5. En deuxième lieu, il ne ressort d'aucune des pièces versées au dossier, notamment des motifs de la décision en litige, que le préfet de police, qui n'était saisi que d'une demande présentée en qualité de réfugié, n'aurait pas procédé à un examen particulier de la situation de Mme B....

6. En troisième lieu, aux termes de l'article 3-1 de la convention internationale relative aux droits de l'enfant : " Dans toutes les décisions qui concernent les enfants, qu'elles soient le fait d'institutions publiques ou privées de protection sociale, des tribunaux, des autorités administratives ou des organes législatifs, l'intérêt supérieur de l'enfant doit être une considération primordiale ". Il résulte de ces stipulations que, dans l'exercice de son pouvoir d'appréciation, l'autorité administrative doit accorder une attention primordiale à l'intérêt supérieur des enfants dans toutes les décisions les concernant.

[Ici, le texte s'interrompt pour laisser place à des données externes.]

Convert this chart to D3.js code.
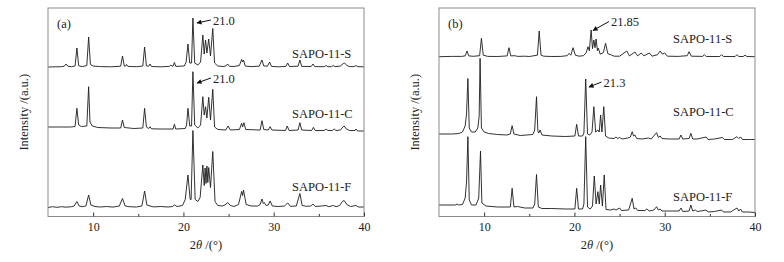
<!DOCTYPE html>
<html>
<head>
<meta charset="utf-8">
<script src="https://cdn.jsdelivr.net/npm/d3@7"></script>
<style>
  body { margin: 0; background: #fff; }
  svg { display: block; }
  text { font-family: "Liberation Serif", "Times New Roman", serif; fill: #222; }
</style>
</head>
<body>
<svg id="chart" width="784" height="262"></svg>
<script>
// ── Data (2θ in degrees, intensity in a.u. above each trace's own baseline) ──

var xTicks      = [10, 20, 30, 40];
var xMinorTicks = [15, 25, 35];
var sampleNames = ["SAPO-11-S", "SAPO-11-C", "SAPO-11-F"];
var panelTags   = ["(a)", "(b)"];

// vertical stacking of the three traces in each panel
var offsetsA = [149.5, 86.5, 9];
var offsetsB = [159.8, 80.5, 4.5];

var aS = [[5,0],[6.5,0.3],[6.8,0.8],[7.0,3],[7.2,0.8],[7.6,0.3],[8.0,1],[8.2,19],[8.4,1.2],[8.8,0.4],[9.3,1.5],[9.5,30],[9.7,2.5],[10.0,1],[10.8,0.4],[12.0,0.2],[13.05,0.8],[13.25,11],[13.45,1],[13.6,1],[13.7,2.5],[13.85,0.6],[14.8,0.3],[15.5,1],[15.7,20],[15.9,1.2],[16.15,0.8],[16.3,3],[16.45,0.5],[17.5,0.2],[18.45,0.6],[18.6,2],[18.75,0.8],[18.85,0.8],[19.0,4.5],[19.15,0.6],[20.1,1],[20.3,5],[20.5,23],[20.7,4],[20.9,4],[21.05,49],[21.25,4],[21.6,2],[21.9,5],[22.15,32],[22.3,13],[22.45,27],[22.6,14],[22.8,28],[23.0,11],[23.25,38.5],[23.45,4],[23.8,1],[24.4,0.5],[24.7,1],[24.9,3],[25.1,0.7],[25.6,0.5],[26.2,1.5],[26.45,7.5],[26.55,5],[26.65,7],[26.85,1],[27.5,0.4],[28.4,0.8],[28.7,7],[28.9,1],[29.3,0.8],[29.55,5],[29.75,0.6],[30.5,0.2],[31.35,0.6],[31.55,4],[31.75,0.5],[32.7,0.8],[32.9,7],[33.1,0.6],[34.15,0.5],[34.35,3],[34.55,0.4],[35.6,0.3],[35.8,1.5],[36.0,0.3],[36.4,0.3],[36.6,1.5],[36.8,0.3],[37.4,1],[37.7,3.5],[37.85,4],[38.1,1.5],[38.4,0.4],[38.9,0.4],[39.1,1.5],[39.3,0.3],[40,0.2]];

var aC = [[5,3],[6.5,3],[7.5,3],[8.0,3.5],[8.2,21.7],[8.4,5],[8.7,3.5],[9.3,4],[9.5,43.3],[9.65,8],[9.9,4],[10.5,2.5],[12,2],[13.05,2],[13.25,10],[13.45,2.5],[14.5,1.5],[15.5,2],[15.7,21.7],[15.9,3],[16.15,1.5],[16.3,3.3],[16.45,1.2],[17.5,1],[18.85,1],[19.0,5.7],[19.15,1],[20.2,1.5],[20.35,5],[20.5,21.7],[20.7,4],[20.9,4],[21.05,58.3],[21.25,5],[21.6,2],[21.9,5],[22.15,33.3],[22.3,15],[22.45,23.3],[22.6,12],[22.8,32.7],[23.0,10],[23.25,40.7],[23.45,3],[23.8,0.5],[24.7,0],[24.95,4],[25.2,0],[26.2,0.5],[26.45,6.7],[26.55,3],[26.7,7.3],[26.9,0.5],[28.5,0],[28.7,9.3],[28.9,0.5],[29.4,0],[29.6,3.3],[29.8,0],[31.3,-0.5],[31.5,4],[31.7,-0.5],[32.7,0],[32.9,7.3],[33.1,0],[34.2,-0.5],[34.4,2.7],[34.6,-0.5],[35.6,-0.5],[35.8,1],[36.0,-0.5],[36.5,-0.5],[36.7,1],[36.9,-0.5],[37.4,0],[37.65,3],[37.8,4],[38.05,1],[38.4,-0.5],[39.0,-0.5],[39.1,1],[39.3,-1],[40,-1]];

var aF = [[5,0],[5.5,0.8],[6,0.2],[6.5,0.8],[7,0.3],[7.6,0.8],[7.9,1.5],[8.2,6],[8.45,1.5],[8.8,0.8],[9.2,1.5],[9.5,12.5],[9.75,2.5],[10.2,1],[10.8,0.5],[11.5,1],[12.2,0.4],[12.9,1.5],[13.25,9],[13.55,1.5],[14,0.8],[14.8,0.5],[15.4,1.5],[15.7,16.5],[15.95,2.5],[16.3,1.5],[16.7,0.6],[17.5,1],[18.3,0.5],[18.8,1],[19.0,2.5],[19.3,1],[19.9,2],[20.2,8],[20.5,32.5],[20.75,8],[20.85,8],[21.05,77],[21.3,8],[21.6,6],[21.85,10],[22.15,42.5],[22.3,22],[22.4,39.5],[22.5,24],[22.6,41.5],[22.7,25],[22.8,40],[23.0,20],[23.25,56],[23.5,6],[23.8,2],[24.3,1.5],[24.6,2.5],[24.9,5],[25.2,2],[25.6,1],[26.1,3],[26.45,16],[26.55,12],[26.65,17.5],[26.95,3],[27.5,1.5],[28.2,1.5],[28.5,3],[28.7,8.5],[28.85,4],[28.95,5],[29.15,2],[29.4,2.5],[29.6,6.5],[29.85,1.5],[30.5,1],[31.2,1.5],[31.55,4.5],[31.85,1.2],[32.5,1.5],[32.9,14],[33.15,2],[33.6,1.2],[34.1,1.5],[34.35,3.5],[34.6,1],[35.3,1.5],[35.8,2],[36.1,0.8],[36.6,2],[36.9,0.8],[37.3,2],[37.6,6],[37.8,7],[38.1,3],[38.5,1],[39.1,2],[39.4,0.5],[40,0.5]];

var bS = [[5,0],[6.5,0.3],[7.5,0.3],[7.9,0.8],[8.1,5.7],[8.3,0.8],[8.8,0.4],[9.5,1],[9.7,18.4],[9.9,1.5],[10.4,0.3],[11.5,0.2],[12.55,0.8],[12.75,9],[12.95,0.8],[13.4,1],[13.7,0.3],[14.5,0.5],[15.0,0.2],[15.9,1.5],[16.1,25.7],[16.3,1.5],[16.6,0.5],[17.5,0.2],[18.5,0.3],[19.2,1],[19.4,3.4],[19.6,1.5],[19.85,9],[20.1,1.5],[20.5,0.5],[21.0,1],[21.3,4],[21.5,10],[21.65,6],[21.85,26.7],[22.0,8],[22.15,16.7],[22.28,9],[22.4,17.7],[22.55,6],[22.65,8.7],[22.85,2.5],[23.2,4],[23.45,13.4],[23.7,3],[24.1,1.7],[24.4,0.5],[25.0,0.5],[25.8,5.7],[26.1,0.8],[26.7,4.7],[27.0,0.8],[27.4,3.7],[27.7,0.8],[28.3,3.7],[28.6,0.5],[29.2,2],[29.5,5.7],[29.75,2.5],[30.0,3.7],[30.3,0.5],[31.5,0.3],[32.5,1],[32.7,5],[32.95,0.5],[34.2,0.3],[34.4,2],[34.6,0.2],[36.1,0.2],[36.3,2],[36.5,0.2],[37.8,0.2],[38.0,2],[38.2,0.2],[38.7,0.2],[38.9,1.5],[39.1,0.2],[40,0]];

var bC = [[5,2],[6.5,2],[7.2,2.5],[7.6,4],[7.9,10],[8.05,22],[8.2,57.5],[8.35,8],[8.6,4],[9.0,4],[9.3,8],[9.45,20],[9.55,77.7],[9.7,8],[10.0,4],[10.5,2.5],[11.5,1.5],[12.5,1],[12.9,2],[13.1,10.3],[13.3,2],[14,0.5],[15.4,1.5],[15.6,6],[15.8,39.3],[15.95,5],[16.05,3],[16.2,6],[16.4,1],[17.5,0],[19,-0.5],[20.05,0],[20.25,11.7],[20.45,0],[20.9,0],[21.05,3],[21.25,57],[21.45,2],[21.7,1],[21.95,4],[22.15,29.3],[22.35,4],[22.6,6],[22.75,4],[22.9,21],[23.05,4],[23.25,29.3],[23.45,0],[23.8,-2],[24.4,-2.5],[24.6,-1],[24.8,-2.5],[25.0,-1.5],[25.3,-3],[25.9,-2],[26.2,-1],[26.4,4.3],[26.55,0],[26.7,1],[26.9,-2.5],[27.5,-3],[28.2,-2],[28.5,-3],[29.1,3.3],[29.3,-1.5],[29.5,0],[29.7,-2.5],[30.5,-3],[31.6,-3],[31.8,1],[32,-3],[32.7,-2.5],[32.9,2.7],[33.1,-3],[33.6,-3],[34.6,-1],[34.8,-3.5],[35.5,-3],[36.4,-1.5],[36.6,-3.5],[37.5,-3.5],[38.0,-0.7],[38.2,-2.5],[38.4,-1],[38.6,-3.5],[39.5,-3.5],[40,-3.5]];

var bF = [[5,7],[6,7],[6.8,7],[7.0,8],[7.2,7],[7.6,7.5],[7.9,14],[8.05,30],[8.2,75.3],[8.35,12],[8.6,7],[9.1,7],[9.4,14],[9.6,61],[9.75,9],[10.2,6],[11.5,5],[12.9,5],[13.1,23.7],[13.3,5],[13.7,5.5],[14.5,4],[15.4,4],[15.6,8],[15.8,37.5],[16.0,5],[16.4,3.5],[17.5,3.5],[19.0,3],[20.05,3],[20.25,23.7],[20.45,3],[20.9,3],[21.05,8],[21.25,75.3],[21.45,5],[21.75,3],[22.0,6],[22.2,36],[22.4,8],[22.6,20.3],[22.75,8],[22.9,27],[23.1,6],[23.3,37],[23.5,2.5],[24.0,2],[24.4,3],[24.6,2],[25.0,4],[25.2,1.5],[26.0,2],[26.4,13.7],[26.6,3],[26.8,4],[27.0,1.5],[27.8,1.5],[28.0,3],[28.3,1],[28.8,2],[29.1,5.3],[29.3,2],[29.5,3],[29.7,1],[30.5,1],[31.6,1],[31.8,4],[32.0,0.5],[32.7,1],[32.9,7],[33.1,1],[33.4,2],[33.6,0.5],[34.0,1],[34.6,2],[34.8,0],[35.5,0.5],[36.3,2],[36.5,0],[37.3,0],[38.0,4],[38.2,1],[38.4,3],[38.6,0],[39.3,0],[40,-0.5]];

// peak call-outs: arrow head and label anchor, both as [2θ, level above trace baseline]
var notesA = [
  { trace: 0, text: "21.0",  head: [21.5, 44],   label: [23.27, 42.5] },
  { trace: 1, text: "21.0",  head: [21.5, 47],   label: [23.27, 47.5] }
];
var notesB = [
  { trace: 0, text: "21.85", head: [22.06, 26.2], label: [24.05, 30.7] },
  { trace: 1, text: "21.3",  head: [21.61, 49],   label: [23.22, 49.5] }
];

// ── Layout ──

var H = 262;
var plotTop = 8, plotBottom = 216.5;
var panels = [
  { x0: 48,  x1: 364, traces: [aS, aC, aF], offsets: offsetsA, notes: notesA, nameX: 292, nameY: [57.5, 117.5, 190.5] },
  { x0: 439, x1: 755, traces: [bS, bC, bF], offsets: offsetsB, notes: notesB, nameX: 673, nameY: [43, 116, 201] }
];

var svg = d3.select("#chart");
svg.append("rect").attr("width", 784).attr("height", H).attr("fill", "#fff");

var defs = svg.append("defs");
defs.append("marker")
  .attr("id", "arrowhead")
  .attr("viewBox", "0 0 10 10")
  .attr("refX", 9).attr("refY", 5)
  .attr("markerWidth", 6).attr("markerHeight", 5)
  .attr("markerUnits", "userSpaceOnUse")
  .attr("orient", "auto")
  .append("path")
  .attr("d", "M0,0 L10,5 L0,10 z")
  .attr("fill", "#111");

var y = d3.scaleLinear().domain([0, plotBottom - plotTop]).range([plotBottom, plotTop]);

panels.forEach(function(p, pi) {
  var x = d3.scaleLinear().domain([5, 40]).range([p.x0, p.x1]);
  var g = svg.append("g");

  // traces
  p.traces.forEach(function(tr, ti) {
    var off = p.offsets[ti];
    var line = d3.line()
      .x(function(d) { return x(d[0]); })
      .y(function(d) { return y(d[1] + off); });
    g.append("path")
      .datum(tr)
      .attr("d", line)
      .attr("fill", "none")
      .attr("stroke", "#1c1c1c")
      .attr("stroke-width", 0.9)
      .attr("stroke-linejoin", "round");

    g.append("text")
      .attr("x", p.nameX)
      .attr("y", p.nameY[ti])
      .style("font-size", "12.5px")
      .text(sampleNames[ti]);
  });

  // frame
  g.append("rect")
    .attr("x", p.x0).attr("y", plotTop)
    .attr("width", p.x1 - p.x0).attr("height", plotBottom - plotTop)
    .attr("fill", "none")
    .attr("stroke", "#8c8c8c")
    .attr("stroke-width", 1);

  // bottom axis: major ticks with labels, minor ticks without
  g.append("g")
    .attr("transform", "translate(0," + plotBottom + ")")
    .call(d3.axisBottom(x).tickValues(xTicks).tickSize(-4).tickPadding(6))
    .call(function(a) {
      a.select(".domain").remove();
      a.selectAll("line").attr("stroke", "#333");
      a.selectAll("text")
        .style("font-size", "12px")
        .style("font-family", "'Liberation Serif', 'Times New Roman', serif")
        .attr("fill", "#222");
    });
  g.append("g")
    .attr("transform", "translate(0," + plotBottom + ")")
    .call(d3.axisBottom(x).tickValues(xMinorTicks).tickSize(-2.5).tickFormat(""))
    .call(function(a) {
      a.select(".domain").remove();
      a.selectAll("line").attr("stroke", "#333");
    });

  // axis titles
  var xt = g.append("text")
    .attr("x", (p.x0 + p.x1) / 2)
    .attr("y", 249)
    .attr("text-anchor", "middle")
    .style("font-size", "12.5px");
  xt.append("tspan").text("2");
  xt.append("tspan").style("font-style", "italic").text("θ");
  xt.append("tspan").text(" /(°)");

  g.append("text")
    .attr("transform", "translate(" + (p.x0 - 20) + "," + ((plotTop + plotBottom) / 2) + ") rotate(-90)")
    .attr("text-anchor", "middle")
    .style("font-size", "12.5px")
    .text("Intensity /(a.u.)");

  // panel tag
  g.append("text")
    .attr("x", p.x0 + 9)
    .attr("y", plotTop + 20)
    .style("font-size", "12.5px")
    .text(panelTags[pi]);

  // call-outs
  p.notes.forEach(function(n) {
    var off = p.offsets[n.trace];
    var lx = x(n.label[0]), ly = y(n.label[1] + off);
    g.append("line")
      .attr("x1", lx - 2).attr("y1", ly - 4.5)
      .attr("x2", x(n.head[0])).attr("y2", y(n.head[1] + off))
      .attr("stroke", "#111").attr("stroke-width", 1)
      .attr("marker-end", "url(#arrowhead)");
    g.append("text")
      .attr("x", lx)
      .attr("y", ly)
      .style("font-size", "12.5px")
      .text(n.text);
  });
});
</script>
</body>
</html>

7. Mme B... soutient qu'elle a été victime de menaces et violences de la part du père de son fils aîné et qu'en cas de retour au Brésil, ses enfants et elle se trouveraient à nouveau exposés à la violence de celui-ci. Toutefois, d'une part, la mesure d'éloignement litigieuse n'a ni pour objet, ni pour effet, de contraindre la requérante et ses enfants à se rendre au Brésil. D'autre part, à supposer même établie la réalité des violences dont Mme B... soutient avoir été victime avant son arrivée en France, il ne ressort d'aucune pièce du dossier que ses enfants seraient exposés à un contexte de violences familiales en cas de retour au Brésil, ni même qu'elle et ses enfants ne pourraient obtenir la protection des autorités de ce pays. A ce titre, il ne ressort d'aucune pièce du dossier que l'intéressée ait sollicité, en vain, la protection des autorités brésiliennes. Dès lors, le moyen tiré de ce que la décision portant obligation de quitter le territoire français aurait été prise en méconnaissance de l'article 3-1 de la convention internationale relative aux droits de l'enfant doit être écarté.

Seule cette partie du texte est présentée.